It happens all too often. You buy an insurance policy to cover your business. You pay your premiums like clockwork, year after year. Then one day, your business gets sued. You immediately submit the claim to your carrier and you figure they’ll cover it. They’ll hire a lawyer at their cost (after you pay any deductible), and the lawyer will defend your company. After all, that’s why you’ve been paying all those premiums, to get that coverage. However, a few weeks later, a letter comes in the mail. Your carrier’s rejected the claim and now you’re stuck having to pay to fight the lawsuit. What should you do? Fight back and here’s how.
1. Size up the battleground
Review your carrier’s claim rejection letter and cross check it against your insurance policy. Your policy is your insurance carrier’s contract with you, and your carrier is bound by its terms. The letter will explain your carrier’s reasons for denying coverage, and will refer to specific policy language. When you cross check the letter against the policy, don’t just look at the policy provisions your carrier cites. Read the entire policy, see how its terms are defined and get a handle on the scope of coverage -- which acts and damages the policy covers, and which it does not.
In Pennsylvania, unless it is absolutely clear that your carrier does not have to provide your business with coverage, your carrier generally has to provide coverage. Courts interpret contracts against their drafters. In the case of insurance policies, the drafters are virtually always the insurance carriers.
When courts interpret a policy against the carrier, they interpret ambiguous terms -- provisions that can mean more than one thing -- in favor of providing the insured, your business, with coverage. So if the policy could be construed to call for your carrier to defend the lawsuit, your policy will be construed to require your carrier to do so. In short, courts will read the policy in the way most likely to provide your business with coverage.
Don’t let the carrier confuse you by claiming that the policy does not require it to indemnify a claim. We are talking about whether the policy requires the defense of a claim, whether the policy calls for the carrier to hire a lawyer to defend your company. Whether your carrier has to pay a judgment that could be entered against your business (indemnification) is a separate question.
2. Strike back
If you conclude that indeed, your policy could reasonably be construed to require your company’s defense, write your carrier back. Set out why the policy requires your carrier to defend the lawsuit, quoting specific policy provisions which call for coverage.
It can be an act of “bad faith” for a carrier to refuse to defend a claim covered by a policy, and if your business wins a bad faith claim against a carrier, the carrier may have to pay your company not only compensatory damages, but punitive damages.
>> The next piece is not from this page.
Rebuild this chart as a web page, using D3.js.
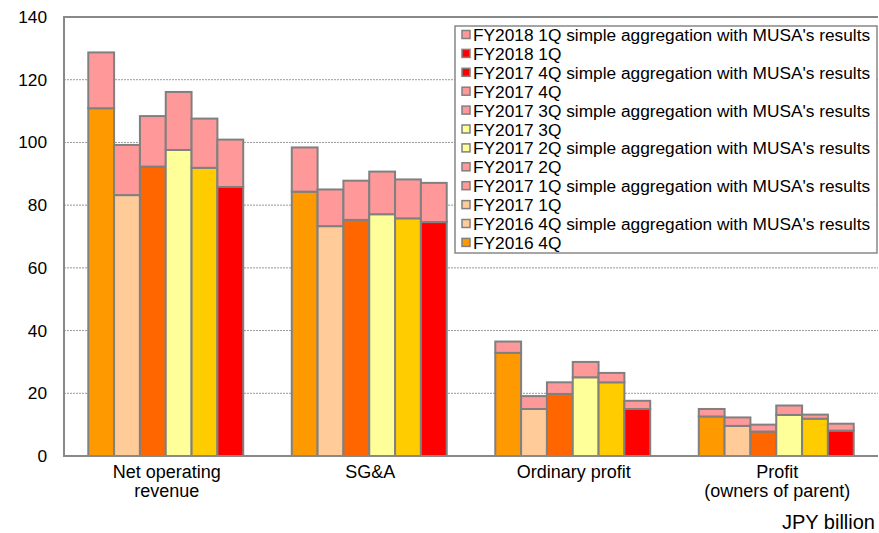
<!DOCTYPE html>
<html>
<head>
<meta charset="utf-8">
<script src="https://cdn.jsdelivr.net/npm/d3@7"></script>
<style>
  body { margin: 0; background: #fff; }
  text { font-family: "Liberation Sans", Arial, sans-serif; fill: #000; }
</style>
</head>
<body>
<div id="chart"></div>
<script>
// data (JPY billion)
var categories = ["Net operating revenue", "SG&A", "Ordinary profit", "Profit (owners of parent)"];
var periods = ["FY2016 4Q", "FY2017 1Q", "FY2017 2Q", "FY2017 3Q", "FY2017 4Q", "FY2018 1Q"];
// stand-alone results, one array per period, in category order
var base = {
  "FY2016 4Q": [110.9, 84.3, 32.9, 12.6],
  "FY2017 1Q": [83.2, 73.3, 15.0, 9.6],
  "FY2017 2Q": [92.3, 75.3, 19.8, 7.8],
  "FY2017 3Q": [97.6, 77.1, 25.1, 13.1],
  "FY2017 4Q": [91.9, 75.8, 23.5, 11.9],
  "FY2018 1Q": [85.8, 74.6, 15.0, 8.1]
};
// simple aggregation with MUSA's results (totals)
var aggregated = {
  "FY2016 4Q": [128.7, 98.4, 36.5, 15.0],
  "FY2017 1Q": [99.2, 85.0, 19.1, 12.3],
  "FY2017 2Q": [108.4, 87.8, 23.5, 10.0],
  "FY2017 3Q": [116.1, 90.7, 30.0, 16.1],
  "FY2017 4Q": [107.6, 88.2, 26.5, 13.2],
  "FY2018 1Q": [100.9, 87.1, 17.6, 10.3]
};
var yTicks = [0, 20, 40, 60, 80, 100, 120, 140];
var legendLabels = [
  "FY2018 1Q simple aggregation with MUSA's results", "FY2018 1Q",
  "FY2017 4Q simple aggregation with MUSA's results", "FY2017 4Q",
  "FY2017 3Q simple aggregation with MUSA's results", "FY2017 3Q",
  "FY2017 2Q simple aggregation with MUSA's results", "FY2017 2Q",
  "FY2017 1Q simple aggregation with MUSA's results", "FY2017 1Q",
  "FY2016 4Q simple aggregation with MUSA's results", "FY2016 4Q"
];

var periodColor = {
  "FY2016 4Q": "#FF9900", "FY2017 1Q": "#FFCC99", "FY2017 2Q": "#FF6600",
  "FY2017 3Q": "#FFFF99", "FY2017 4Q": "#FFCC00", "FY2018 1Q": "#FF0000"
};
var aggColor = "#FF9999";
// swatches as they appear in the original legend
var legendColors = ["#FF9999", "#FF0000", "#FF0000", "#FF9999", "#FF9999", "#FFFF99",
                    "#FFFF99", "#FF9999", "#FF9999", "#FFCC99", "#FFCC99", "#FF9900"];

var W = 879, H = 533;
var mLeft = 64, mRight = 878, mTop = 17, mBottom = 456;

var svg = d3.select("#chart").append("svg")
  .attr("width", W).attr("height", H);

var y = d3.scaleLinear().domain([0, 140]).range([mBottom, mTop]);
var x0 = d3.scaleBand().domain(categories).range([mLeft, mRight]);
var x1 = d3.scaleBand().domain(periods).range([0, x0.bandwidth()])
  .paddingInner(0).paddingOuter(0.94);

// grid
svg.selectAll("line.grid")
  .data(yTicks.filter(function(d) { return d > 0 && d < 140; }))
  .enter().append("line")
    .attr("x1", mLeft).attr("x2", mRight)
    .attr("y1", d => y(d)).attr("y2", d => y(d))
    .attr("stroke", "#999").attr("stroke-width", 1)
    .attr("stroke-dasharray", "2,1");

// y labels
svg.selectAll("text.ytick")
  .data(yTicks)
  .enter().append("text")
    .attr("x", 47).attr("y", d => y(d) + 6)
    .attr("text-anchor", "end")
    .style("font-size", "17.3px")
    .text(d => d);

// bars
var groups = svg.selectAll("g.cat")
  .data(categories)
  .enter().append("g")
    .attr("transform", d => "translate(" + x0(d) + ",0)");

groups.each(function(cat, ci) {
  var g = d3.select(this);
  periods.forEach(function(p) {
    g.append("rect")
      .attr("x", x1(p)).attr("width", x1.bandwidth())
      .attr("y", y(base[p][ci])).attr("height", y(0) - y(base[p][ci]))
      .attr("fill", periodColor[p])
      .attr("stroke", "#808080").attr("stroke-width", 2);
    g.append("rect")
      .attr("x", x1(p)).attr("width", x1.bandwidth())
      .attr("y", y(aggregated[p][ci])).attr("height", y(base[p][ci]) - y(aggregated[p][ci]))
      .attr("fill", aggColor)
      .attr("stroke", "#808080").attr("stroke-width", 2);
  });
});

// plot frame
svg.append("path")
  .attr("d", "M" + mRight + "," + mTop + "H" + mLeft + "V" + mBottom + "H" + mRight)
  .attr("fill", "none").attr("stroke", "#888").attr("stroke-width", 2);

// category labels
var catLines = {
  "Net operating revenue": ["Net operating", "revenue"],
  "SG&A": ["SG&A"],
  "Ordinary profit": ["Ordinary profit"],
  "Profit (owners of parent)": ["Profit", "(owners of parent)"]
};
categories.forEach(function(c) {
  var cx = x0(c) + x0.bandwidth() / 2 + 1;
  var t = svg.append("text")
    .attr("x", cx).attr("y", 478)
    .attr("text-anchor", "middle")
    .style("font-size", "18px");
  catLines[c].forEach(function(l, i) {
    t.append("tspan").attr("x", cx)
      .attr("dy", i === 0 ? 0 : 19).text(l);
  });
});

svg.append("text")
  .attr("x", 875).attr("y", 529)
  .attr("text-anchor", "end")
  .style("font-size", "20px")
  .text("JPY billion");

// legend
var lg = svg.append("g");
lg.append("rect")
  .attr("x", 455).attr("y", 26).attr("width", 422).attr("height", 227)
  .attr("fill", "#fff").attr("stroke", "#888").attr("stroke-width", 1.5);
legendLabels.forEach(function(l, i) {
  var cy = 35 + i * 18.9;
  lg.append("rect")
    .attr("x", 462).attr("y", cy - 4.5).attr("width", 8).attr("height", 8)
    .attr("fill", legendColors[i]).attr("stroke", "#808080").attr("stroke-width", 1.5);
  lg.append("text")
    .attr("x", 473).attr("y", cy + 6)
    .style("font-size", "17.3px")
    .text(l);
});
</script>
</body>
</html>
Compensatory damages are the monies your business actually incurs from the having to defend the claim (the legal fees and costs of the suit). Punitive damages go further. They are imposed to punish a carrier so that in the future, it will be more likely to defend such a claim rather than forcing its insured to defend it and have to sue to get reimbursed. If you truly believe your carrier’s refusal to defend your company is being made in bad faith, tell them so in the letter but be prepared to back that up with a claim against your carrier should it refuse to budge.
3. Don’t take your eye off the clock
Whatever you do, do not let the time your company has to file a response to the lawsuit run out. In Pennsylvania courts, you may be able to file either an Answer to the Complaint or a pleading to have the Complaint stricken. Call the opposing party’s attorney. Do not mention anything about the merit (or lack of merit) of the lawsuit, but say that you are trying to get your insurance carrier to hire you a lawyer and ask for a reasonable extension of time to Answer the Complaint or otherwise plead. If the lawyer grants you the extension, confirm it in writing. This way, you will retain the ability to have the Complaint stricken while you try to get your carrier to hire your company a lawyer. In the meantime, don’t wait. Look for a lawyer to represent your business in the lawsuit -- preferably, one who will also help you fight your carrier.